>> BEGIN

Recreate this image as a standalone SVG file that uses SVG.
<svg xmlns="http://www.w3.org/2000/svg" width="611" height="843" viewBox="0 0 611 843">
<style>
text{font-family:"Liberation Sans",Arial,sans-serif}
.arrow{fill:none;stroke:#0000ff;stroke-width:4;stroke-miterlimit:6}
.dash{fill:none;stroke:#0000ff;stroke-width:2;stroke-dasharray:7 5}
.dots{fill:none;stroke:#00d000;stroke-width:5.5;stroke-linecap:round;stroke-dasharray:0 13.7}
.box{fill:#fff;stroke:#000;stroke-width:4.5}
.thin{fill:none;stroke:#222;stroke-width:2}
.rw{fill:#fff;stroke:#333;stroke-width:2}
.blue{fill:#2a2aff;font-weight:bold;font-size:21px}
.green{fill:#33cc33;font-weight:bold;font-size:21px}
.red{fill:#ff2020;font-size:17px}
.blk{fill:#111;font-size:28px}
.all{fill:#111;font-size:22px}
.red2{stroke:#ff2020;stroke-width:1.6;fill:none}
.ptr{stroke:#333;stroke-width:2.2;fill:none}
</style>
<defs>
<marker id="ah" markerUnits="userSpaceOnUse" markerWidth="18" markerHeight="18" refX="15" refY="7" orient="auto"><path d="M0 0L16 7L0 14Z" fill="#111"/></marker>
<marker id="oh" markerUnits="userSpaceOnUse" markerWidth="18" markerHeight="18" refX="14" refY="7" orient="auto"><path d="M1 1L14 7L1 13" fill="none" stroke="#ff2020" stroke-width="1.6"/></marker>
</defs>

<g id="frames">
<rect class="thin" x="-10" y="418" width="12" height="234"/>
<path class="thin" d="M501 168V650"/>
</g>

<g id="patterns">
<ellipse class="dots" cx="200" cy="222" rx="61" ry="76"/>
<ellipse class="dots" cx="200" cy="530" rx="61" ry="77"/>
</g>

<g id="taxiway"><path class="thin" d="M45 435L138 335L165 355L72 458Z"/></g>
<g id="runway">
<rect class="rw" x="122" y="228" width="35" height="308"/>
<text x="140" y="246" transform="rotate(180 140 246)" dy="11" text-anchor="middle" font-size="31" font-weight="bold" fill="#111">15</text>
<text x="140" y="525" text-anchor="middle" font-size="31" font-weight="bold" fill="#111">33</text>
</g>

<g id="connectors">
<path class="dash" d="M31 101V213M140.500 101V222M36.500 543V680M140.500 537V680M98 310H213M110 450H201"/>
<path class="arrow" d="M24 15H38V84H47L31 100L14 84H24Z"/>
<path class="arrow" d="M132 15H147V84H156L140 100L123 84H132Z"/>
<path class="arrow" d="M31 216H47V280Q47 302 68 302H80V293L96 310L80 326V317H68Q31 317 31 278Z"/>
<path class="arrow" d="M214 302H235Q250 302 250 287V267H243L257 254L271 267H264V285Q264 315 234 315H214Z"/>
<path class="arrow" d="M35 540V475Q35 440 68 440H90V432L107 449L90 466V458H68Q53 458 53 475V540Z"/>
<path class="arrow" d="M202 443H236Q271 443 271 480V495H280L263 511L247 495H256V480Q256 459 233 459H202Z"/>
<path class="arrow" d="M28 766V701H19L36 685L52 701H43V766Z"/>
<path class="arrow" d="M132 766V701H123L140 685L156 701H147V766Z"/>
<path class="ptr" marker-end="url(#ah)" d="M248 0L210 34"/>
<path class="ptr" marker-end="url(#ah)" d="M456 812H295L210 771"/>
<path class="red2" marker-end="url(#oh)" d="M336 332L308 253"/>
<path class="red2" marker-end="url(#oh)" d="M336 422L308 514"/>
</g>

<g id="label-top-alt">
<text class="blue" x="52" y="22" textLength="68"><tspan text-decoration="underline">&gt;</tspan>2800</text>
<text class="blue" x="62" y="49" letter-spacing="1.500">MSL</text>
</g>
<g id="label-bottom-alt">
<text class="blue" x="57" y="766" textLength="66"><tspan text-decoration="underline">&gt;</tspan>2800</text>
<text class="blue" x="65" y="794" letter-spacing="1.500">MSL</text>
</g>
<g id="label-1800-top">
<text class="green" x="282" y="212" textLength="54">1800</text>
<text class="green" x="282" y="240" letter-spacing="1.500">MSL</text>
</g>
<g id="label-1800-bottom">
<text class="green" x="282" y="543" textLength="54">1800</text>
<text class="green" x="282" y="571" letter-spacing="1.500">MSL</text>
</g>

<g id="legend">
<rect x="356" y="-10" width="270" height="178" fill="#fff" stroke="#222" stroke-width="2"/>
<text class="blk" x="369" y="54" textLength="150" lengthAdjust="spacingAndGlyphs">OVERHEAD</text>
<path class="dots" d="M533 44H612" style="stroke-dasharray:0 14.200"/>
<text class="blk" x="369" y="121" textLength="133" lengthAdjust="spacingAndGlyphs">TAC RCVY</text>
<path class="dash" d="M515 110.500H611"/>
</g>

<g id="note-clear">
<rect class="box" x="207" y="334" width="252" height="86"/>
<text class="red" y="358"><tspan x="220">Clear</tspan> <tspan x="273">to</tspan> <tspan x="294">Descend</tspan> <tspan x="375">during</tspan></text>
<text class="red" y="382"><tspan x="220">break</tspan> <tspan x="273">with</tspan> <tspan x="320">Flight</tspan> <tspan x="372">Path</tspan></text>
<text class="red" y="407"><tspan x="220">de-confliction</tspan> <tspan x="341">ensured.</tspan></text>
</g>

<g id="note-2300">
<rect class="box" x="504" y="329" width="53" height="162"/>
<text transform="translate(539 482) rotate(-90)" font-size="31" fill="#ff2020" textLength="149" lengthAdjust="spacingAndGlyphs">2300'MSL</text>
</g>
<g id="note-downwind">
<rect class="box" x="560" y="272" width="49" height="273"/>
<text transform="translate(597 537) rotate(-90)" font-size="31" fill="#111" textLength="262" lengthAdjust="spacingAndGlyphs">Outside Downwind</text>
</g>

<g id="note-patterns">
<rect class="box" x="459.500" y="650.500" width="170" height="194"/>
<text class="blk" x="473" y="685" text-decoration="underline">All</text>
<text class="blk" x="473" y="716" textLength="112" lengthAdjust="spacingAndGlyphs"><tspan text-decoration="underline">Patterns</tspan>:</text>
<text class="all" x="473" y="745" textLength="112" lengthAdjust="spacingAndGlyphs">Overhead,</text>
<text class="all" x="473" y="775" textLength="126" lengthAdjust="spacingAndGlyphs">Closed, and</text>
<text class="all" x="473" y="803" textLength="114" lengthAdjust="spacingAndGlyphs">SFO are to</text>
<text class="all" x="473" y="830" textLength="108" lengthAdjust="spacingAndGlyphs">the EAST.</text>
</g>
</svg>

>> END
>> BEGIN

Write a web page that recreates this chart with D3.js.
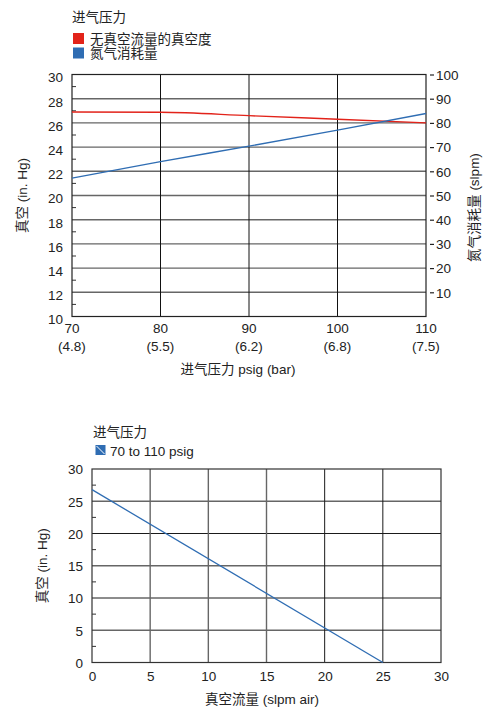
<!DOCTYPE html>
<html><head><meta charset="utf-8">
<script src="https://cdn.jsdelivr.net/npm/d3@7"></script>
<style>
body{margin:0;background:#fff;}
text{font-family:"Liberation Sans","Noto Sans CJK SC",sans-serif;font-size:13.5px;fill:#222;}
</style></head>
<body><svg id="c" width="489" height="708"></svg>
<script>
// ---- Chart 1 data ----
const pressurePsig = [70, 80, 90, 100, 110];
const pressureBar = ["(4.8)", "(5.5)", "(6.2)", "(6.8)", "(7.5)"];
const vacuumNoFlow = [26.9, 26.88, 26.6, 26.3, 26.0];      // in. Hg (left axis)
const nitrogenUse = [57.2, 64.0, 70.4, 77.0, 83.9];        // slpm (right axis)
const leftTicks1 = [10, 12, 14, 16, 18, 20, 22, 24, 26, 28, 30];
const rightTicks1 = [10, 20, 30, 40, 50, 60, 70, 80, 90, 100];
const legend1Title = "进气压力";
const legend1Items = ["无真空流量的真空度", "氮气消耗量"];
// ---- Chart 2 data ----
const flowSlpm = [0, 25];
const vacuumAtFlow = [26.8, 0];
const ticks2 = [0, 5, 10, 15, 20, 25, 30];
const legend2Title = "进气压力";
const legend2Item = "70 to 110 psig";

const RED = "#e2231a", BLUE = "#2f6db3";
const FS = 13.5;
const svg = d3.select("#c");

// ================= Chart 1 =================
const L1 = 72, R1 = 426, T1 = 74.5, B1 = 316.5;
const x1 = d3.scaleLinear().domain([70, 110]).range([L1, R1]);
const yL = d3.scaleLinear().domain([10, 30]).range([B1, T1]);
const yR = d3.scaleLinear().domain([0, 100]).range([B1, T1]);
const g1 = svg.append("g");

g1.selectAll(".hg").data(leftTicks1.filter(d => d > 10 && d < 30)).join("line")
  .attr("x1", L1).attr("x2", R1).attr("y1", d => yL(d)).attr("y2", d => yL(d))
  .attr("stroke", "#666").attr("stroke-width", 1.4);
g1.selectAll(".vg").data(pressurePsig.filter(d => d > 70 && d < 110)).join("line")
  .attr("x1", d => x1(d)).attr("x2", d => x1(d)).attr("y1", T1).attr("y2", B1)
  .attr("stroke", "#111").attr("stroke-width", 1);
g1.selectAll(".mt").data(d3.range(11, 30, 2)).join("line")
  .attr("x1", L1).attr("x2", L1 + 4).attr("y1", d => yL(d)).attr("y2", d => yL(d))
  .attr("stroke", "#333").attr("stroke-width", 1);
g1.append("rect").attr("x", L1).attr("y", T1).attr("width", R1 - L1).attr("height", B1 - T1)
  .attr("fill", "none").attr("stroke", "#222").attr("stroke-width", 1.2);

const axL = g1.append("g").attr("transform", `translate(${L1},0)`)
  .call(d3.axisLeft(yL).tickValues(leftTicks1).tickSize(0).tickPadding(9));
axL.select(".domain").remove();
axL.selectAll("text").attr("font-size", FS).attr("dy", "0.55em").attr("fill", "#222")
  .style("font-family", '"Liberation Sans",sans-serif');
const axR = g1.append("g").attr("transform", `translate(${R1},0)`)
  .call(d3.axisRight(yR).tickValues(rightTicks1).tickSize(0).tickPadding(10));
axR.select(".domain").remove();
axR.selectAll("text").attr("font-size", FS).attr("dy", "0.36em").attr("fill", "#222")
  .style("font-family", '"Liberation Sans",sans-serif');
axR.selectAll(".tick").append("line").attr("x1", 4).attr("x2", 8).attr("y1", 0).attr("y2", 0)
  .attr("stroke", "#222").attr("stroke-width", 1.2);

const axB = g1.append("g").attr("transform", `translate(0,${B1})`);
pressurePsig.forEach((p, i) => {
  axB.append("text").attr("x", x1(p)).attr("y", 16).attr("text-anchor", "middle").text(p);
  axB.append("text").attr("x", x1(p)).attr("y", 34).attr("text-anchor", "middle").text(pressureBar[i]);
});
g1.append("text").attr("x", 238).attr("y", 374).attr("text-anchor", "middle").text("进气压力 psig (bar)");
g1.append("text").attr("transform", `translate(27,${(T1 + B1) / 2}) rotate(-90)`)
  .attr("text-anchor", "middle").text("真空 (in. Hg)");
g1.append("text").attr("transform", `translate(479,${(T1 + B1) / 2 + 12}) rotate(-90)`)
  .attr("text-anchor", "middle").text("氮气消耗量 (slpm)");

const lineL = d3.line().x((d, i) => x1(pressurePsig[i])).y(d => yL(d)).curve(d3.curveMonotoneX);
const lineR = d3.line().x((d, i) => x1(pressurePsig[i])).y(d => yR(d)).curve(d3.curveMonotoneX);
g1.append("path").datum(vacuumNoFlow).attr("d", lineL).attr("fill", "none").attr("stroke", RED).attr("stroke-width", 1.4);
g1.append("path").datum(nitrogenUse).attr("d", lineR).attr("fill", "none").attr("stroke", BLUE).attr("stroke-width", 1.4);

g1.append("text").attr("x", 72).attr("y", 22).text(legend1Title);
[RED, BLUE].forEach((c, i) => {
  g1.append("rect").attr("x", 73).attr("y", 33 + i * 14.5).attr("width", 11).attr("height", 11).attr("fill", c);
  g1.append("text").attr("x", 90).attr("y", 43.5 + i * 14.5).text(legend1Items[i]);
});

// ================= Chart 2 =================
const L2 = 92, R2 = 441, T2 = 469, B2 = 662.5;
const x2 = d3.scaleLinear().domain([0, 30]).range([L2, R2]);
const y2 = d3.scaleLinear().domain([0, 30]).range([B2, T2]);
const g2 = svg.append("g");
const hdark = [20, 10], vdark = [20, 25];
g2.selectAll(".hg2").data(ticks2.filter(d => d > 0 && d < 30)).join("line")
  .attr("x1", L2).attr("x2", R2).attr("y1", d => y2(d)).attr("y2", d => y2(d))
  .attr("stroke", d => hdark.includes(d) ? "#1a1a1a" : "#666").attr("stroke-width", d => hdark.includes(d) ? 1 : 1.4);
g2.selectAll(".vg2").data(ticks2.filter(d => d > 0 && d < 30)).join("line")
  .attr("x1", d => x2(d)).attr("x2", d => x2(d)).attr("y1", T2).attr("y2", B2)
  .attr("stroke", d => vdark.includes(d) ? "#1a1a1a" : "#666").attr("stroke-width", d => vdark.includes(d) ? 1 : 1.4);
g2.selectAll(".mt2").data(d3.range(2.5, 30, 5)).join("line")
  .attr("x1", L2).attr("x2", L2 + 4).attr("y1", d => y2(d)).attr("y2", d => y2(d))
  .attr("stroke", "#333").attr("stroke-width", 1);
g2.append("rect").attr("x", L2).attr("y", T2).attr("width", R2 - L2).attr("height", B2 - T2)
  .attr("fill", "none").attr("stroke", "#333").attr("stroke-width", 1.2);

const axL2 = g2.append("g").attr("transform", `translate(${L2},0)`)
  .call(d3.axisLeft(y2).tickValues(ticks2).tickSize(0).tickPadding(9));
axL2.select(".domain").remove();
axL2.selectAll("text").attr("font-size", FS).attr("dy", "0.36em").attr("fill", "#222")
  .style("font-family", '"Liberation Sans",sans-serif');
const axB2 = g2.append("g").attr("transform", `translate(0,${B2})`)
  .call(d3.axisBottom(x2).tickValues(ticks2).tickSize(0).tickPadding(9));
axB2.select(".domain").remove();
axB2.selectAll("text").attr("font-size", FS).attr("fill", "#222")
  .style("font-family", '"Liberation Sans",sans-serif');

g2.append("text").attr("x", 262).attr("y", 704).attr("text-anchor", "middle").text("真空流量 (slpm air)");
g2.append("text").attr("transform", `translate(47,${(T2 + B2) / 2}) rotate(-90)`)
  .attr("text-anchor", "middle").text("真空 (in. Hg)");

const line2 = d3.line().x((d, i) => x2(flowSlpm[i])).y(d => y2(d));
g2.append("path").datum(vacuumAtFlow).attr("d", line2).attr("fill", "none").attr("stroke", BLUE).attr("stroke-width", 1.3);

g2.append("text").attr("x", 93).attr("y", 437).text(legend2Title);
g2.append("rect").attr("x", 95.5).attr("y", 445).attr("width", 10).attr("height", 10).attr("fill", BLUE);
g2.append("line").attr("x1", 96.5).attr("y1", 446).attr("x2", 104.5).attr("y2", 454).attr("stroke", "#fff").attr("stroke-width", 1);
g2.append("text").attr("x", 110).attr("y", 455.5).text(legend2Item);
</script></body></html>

>> END

**What is required**
Only a number is wanted: how many lines of the material include the word "with".

**Exercise output**
2